* _MATERIALS PROVIDED_:
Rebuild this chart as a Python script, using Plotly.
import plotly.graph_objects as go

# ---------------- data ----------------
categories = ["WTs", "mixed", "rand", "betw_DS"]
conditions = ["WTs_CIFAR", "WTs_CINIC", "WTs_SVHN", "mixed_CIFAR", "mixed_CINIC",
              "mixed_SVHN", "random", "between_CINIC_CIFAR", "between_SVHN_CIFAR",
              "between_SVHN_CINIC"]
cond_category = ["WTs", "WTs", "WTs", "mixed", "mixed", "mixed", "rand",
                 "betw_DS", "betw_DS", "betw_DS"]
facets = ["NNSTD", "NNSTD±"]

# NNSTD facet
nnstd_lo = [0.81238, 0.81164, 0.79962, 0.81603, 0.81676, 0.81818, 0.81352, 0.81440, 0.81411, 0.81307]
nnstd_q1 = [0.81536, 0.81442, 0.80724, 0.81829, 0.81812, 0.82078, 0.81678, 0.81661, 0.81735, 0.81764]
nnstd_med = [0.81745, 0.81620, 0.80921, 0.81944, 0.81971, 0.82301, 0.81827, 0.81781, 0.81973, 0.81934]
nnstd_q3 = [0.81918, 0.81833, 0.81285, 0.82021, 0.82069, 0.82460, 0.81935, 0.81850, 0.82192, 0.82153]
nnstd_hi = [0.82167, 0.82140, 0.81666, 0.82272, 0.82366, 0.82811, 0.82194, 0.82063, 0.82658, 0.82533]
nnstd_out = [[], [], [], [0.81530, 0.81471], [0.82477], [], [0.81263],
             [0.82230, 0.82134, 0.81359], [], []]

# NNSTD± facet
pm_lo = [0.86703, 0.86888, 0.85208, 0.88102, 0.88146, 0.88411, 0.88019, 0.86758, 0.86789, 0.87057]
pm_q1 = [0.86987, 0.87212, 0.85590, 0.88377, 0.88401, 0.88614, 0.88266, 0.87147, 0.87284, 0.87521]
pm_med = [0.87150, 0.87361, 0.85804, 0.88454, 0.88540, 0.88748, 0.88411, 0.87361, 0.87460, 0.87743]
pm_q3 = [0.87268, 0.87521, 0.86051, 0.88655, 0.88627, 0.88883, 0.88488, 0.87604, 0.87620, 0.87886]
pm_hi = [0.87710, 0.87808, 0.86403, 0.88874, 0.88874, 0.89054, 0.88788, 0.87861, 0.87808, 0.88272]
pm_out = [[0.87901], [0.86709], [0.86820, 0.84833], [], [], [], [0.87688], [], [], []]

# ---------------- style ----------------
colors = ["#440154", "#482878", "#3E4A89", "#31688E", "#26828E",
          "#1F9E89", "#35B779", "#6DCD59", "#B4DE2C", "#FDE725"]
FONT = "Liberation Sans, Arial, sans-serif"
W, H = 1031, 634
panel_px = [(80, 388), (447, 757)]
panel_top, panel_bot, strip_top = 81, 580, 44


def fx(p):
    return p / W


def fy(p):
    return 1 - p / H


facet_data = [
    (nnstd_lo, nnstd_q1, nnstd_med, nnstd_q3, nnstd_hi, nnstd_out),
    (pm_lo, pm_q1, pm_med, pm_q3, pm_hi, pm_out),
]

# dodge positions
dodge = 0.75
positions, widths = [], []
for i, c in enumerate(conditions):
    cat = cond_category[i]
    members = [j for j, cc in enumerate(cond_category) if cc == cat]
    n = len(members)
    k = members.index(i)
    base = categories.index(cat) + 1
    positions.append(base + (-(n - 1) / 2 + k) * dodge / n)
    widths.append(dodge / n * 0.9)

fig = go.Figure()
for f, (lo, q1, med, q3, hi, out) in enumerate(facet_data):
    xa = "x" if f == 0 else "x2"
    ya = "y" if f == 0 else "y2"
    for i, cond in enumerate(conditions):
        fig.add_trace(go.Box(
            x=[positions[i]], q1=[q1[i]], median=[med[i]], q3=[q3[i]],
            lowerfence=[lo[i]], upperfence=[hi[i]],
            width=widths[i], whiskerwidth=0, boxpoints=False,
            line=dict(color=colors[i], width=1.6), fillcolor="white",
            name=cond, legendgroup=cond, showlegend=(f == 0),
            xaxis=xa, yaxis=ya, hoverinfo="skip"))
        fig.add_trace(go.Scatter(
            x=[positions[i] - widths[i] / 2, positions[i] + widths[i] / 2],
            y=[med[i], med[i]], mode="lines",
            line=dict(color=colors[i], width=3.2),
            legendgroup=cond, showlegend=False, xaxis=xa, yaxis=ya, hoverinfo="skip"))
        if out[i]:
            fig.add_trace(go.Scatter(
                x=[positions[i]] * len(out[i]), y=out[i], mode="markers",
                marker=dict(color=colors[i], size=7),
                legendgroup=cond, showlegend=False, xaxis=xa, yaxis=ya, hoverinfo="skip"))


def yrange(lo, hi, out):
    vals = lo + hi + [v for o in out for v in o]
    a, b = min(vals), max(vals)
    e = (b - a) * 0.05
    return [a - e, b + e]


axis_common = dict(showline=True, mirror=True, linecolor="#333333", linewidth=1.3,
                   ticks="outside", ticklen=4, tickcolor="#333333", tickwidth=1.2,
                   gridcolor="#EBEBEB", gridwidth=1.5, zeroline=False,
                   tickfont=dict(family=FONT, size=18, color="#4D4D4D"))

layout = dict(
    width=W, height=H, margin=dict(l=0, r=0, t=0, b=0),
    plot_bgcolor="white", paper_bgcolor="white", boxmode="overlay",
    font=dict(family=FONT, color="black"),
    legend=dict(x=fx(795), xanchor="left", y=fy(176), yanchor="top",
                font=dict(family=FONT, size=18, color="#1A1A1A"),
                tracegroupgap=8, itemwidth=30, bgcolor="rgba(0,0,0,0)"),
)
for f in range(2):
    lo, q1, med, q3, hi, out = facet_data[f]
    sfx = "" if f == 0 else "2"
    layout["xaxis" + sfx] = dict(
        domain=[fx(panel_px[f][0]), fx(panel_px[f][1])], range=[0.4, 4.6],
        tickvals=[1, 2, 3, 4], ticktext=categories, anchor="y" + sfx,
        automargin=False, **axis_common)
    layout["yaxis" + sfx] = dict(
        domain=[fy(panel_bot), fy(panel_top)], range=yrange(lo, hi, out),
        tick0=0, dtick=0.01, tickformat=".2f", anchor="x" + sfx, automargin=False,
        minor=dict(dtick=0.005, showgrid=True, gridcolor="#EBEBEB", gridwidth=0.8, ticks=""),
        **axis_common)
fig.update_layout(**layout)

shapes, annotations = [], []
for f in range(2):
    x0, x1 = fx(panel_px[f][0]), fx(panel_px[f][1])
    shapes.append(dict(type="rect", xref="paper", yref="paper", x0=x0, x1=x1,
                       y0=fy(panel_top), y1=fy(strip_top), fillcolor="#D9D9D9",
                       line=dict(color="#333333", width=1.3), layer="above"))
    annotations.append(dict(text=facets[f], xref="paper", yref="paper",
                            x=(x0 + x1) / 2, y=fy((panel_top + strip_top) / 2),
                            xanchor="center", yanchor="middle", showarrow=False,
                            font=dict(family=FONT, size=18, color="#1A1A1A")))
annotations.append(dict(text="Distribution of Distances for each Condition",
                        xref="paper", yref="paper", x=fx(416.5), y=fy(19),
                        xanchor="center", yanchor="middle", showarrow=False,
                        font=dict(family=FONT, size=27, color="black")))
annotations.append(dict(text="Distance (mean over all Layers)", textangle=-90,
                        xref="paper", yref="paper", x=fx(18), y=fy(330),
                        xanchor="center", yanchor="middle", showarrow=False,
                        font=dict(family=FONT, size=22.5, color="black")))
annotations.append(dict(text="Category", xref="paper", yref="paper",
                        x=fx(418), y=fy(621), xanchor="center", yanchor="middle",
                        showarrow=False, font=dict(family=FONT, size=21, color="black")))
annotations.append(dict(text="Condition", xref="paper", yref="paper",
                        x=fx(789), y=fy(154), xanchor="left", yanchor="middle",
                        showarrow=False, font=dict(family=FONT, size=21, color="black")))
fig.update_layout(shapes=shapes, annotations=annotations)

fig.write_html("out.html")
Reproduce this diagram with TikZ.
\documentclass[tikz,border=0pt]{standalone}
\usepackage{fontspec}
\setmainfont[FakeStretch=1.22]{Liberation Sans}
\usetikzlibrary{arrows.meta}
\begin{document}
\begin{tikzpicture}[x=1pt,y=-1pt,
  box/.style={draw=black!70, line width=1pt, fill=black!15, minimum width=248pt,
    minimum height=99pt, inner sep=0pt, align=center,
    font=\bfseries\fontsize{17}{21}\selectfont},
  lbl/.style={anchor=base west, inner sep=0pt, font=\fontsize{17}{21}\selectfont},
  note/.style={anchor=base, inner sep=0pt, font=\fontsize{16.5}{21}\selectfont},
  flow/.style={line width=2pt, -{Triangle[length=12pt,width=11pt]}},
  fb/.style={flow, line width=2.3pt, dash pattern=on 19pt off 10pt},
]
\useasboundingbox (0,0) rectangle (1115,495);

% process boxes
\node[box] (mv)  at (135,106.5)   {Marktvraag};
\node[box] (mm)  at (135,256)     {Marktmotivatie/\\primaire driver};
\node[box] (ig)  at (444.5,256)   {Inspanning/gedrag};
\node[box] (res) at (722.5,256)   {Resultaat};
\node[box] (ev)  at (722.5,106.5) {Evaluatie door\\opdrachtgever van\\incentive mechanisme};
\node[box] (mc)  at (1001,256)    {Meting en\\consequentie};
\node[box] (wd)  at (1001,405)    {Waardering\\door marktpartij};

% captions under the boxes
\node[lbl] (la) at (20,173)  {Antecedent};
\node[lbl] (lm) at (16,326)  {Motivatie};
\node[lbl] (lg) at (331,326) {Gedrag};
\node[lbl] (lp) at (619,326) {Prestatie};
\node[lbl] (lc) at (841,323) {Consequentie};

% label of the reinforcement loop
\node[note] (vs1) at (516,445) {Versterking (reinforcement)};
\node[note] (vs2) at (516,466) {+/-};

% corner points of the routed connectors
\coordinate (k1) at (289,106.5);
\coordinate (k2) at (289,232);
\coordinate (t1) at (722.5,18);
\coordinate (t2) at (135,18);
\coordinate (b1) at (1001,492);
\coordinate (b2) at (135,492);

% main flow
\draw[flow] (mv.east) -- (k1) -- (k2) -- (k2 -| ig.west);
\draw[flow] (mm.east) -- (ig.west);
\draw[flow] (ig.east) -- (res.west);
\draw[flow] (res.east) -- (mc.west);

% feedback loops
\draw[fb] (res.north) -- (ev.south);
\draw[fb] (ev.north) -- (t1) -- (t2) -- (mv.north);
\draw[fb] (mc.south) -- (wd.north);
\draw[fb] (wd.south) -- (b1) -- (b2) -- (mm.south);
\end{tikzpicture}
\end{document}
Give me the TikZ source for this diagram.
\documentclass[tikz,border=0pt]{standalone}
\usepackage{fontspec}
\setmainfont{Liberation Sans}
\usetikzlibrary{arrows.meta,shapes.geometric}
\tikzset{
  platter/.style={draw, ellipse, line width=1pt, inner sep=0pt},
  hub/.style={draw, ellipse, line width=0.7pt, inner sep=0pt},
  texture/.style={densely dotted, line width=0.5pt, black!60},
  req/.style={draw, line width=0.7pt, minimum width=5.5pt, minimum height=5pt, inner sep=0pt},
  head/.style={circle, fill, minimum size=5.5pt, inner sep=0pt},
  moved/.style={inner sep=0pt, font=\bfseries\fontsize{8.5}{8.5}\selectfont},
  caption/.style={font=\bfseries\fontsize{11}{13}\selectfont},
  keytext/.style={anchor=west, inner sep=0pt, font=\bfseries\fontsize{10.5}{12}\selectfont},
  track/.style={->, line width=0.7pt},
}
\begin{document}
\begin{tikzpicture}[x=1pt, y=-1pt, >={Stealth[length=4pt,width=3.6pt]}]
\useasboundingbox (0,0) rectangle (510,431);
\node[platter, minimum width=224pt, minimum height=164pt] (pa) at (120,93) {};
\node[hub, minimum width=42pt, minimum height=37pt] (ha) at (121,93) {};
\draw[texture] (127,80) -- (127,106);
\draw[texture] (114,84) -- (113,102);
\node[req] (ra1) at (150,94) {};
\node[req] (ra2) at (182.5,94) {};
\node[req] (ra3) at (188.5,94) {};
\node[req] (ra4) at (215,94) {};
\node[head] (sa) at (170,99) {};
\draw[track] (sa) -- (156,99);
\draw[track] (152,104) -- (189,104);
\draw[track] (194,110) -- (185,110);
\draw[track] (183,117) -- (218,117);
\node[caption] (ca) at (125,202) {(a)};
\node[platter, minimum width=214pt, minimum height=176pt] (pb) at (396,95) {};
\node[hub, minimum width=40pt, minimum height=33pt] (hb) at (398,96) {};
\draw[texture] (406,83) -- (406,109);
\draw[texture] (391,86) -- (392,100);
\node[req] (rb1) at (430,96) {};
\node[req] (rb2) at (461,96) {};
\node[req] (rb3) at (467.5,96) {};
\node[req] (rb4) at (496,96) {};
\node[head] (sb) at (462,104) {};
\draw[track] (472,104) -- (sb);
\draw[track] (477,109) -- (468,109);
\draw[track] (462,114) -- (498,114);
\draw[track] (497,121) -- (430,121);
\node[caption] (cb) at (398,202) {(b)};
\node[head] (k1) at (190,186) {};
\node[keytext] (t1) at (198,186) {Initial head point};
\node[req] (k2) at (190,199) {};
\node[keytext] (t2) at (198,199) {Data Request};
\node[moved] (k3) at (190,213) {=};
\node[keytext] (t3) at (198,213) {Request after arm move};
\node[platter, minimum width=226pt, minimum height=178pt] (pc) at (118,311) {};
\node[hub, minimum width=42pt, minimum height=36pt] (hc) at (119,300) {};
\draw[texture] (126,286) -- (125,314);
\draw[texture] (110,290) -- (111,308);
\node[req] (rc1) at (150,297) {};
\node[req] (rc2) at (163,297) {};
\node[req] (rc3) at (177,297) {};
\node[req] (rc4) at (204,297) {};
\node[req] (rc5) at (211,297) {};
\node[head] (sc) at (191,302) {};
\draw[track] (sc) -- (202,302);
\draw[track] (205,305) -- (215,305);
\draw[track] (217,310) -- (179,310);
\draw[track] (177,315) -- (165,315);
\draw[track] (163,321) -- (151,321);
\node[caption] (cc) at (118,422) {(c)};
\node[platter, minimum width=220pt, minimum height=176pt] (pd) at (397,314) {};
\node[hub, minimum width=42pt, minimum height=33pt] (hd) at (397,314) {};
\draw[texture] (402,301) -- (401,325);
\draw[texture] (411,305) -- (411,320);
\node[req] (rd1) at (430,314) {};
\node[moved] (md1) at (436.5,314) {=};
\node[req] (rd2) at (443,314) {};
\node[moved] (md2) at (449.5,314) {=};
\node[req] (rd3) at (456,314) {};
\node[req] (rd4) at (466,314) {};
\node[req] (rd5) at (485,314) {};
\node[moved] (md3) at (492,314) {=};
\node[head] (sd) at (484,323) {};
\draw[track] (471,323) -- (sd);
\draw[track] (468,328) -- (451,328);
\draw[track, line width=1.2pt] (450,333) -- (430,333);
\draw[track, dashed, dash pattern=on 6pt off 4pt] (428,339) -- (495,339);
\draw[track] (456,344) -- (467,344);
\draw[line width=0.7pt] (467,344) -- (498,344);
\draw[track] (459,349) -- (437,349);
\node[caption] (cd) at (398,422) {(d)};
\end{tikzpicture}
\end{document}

* _TASK DETAILS_:
Return, please, the lines of the data from the first through the line containing "import plotly.graph_objects as go", both kept, exactly as they stand and nothing more.

* _ANSWER BELOW_:
Rebuild this chart as a Python script, using Plotly.
import plotly.graph_objects as go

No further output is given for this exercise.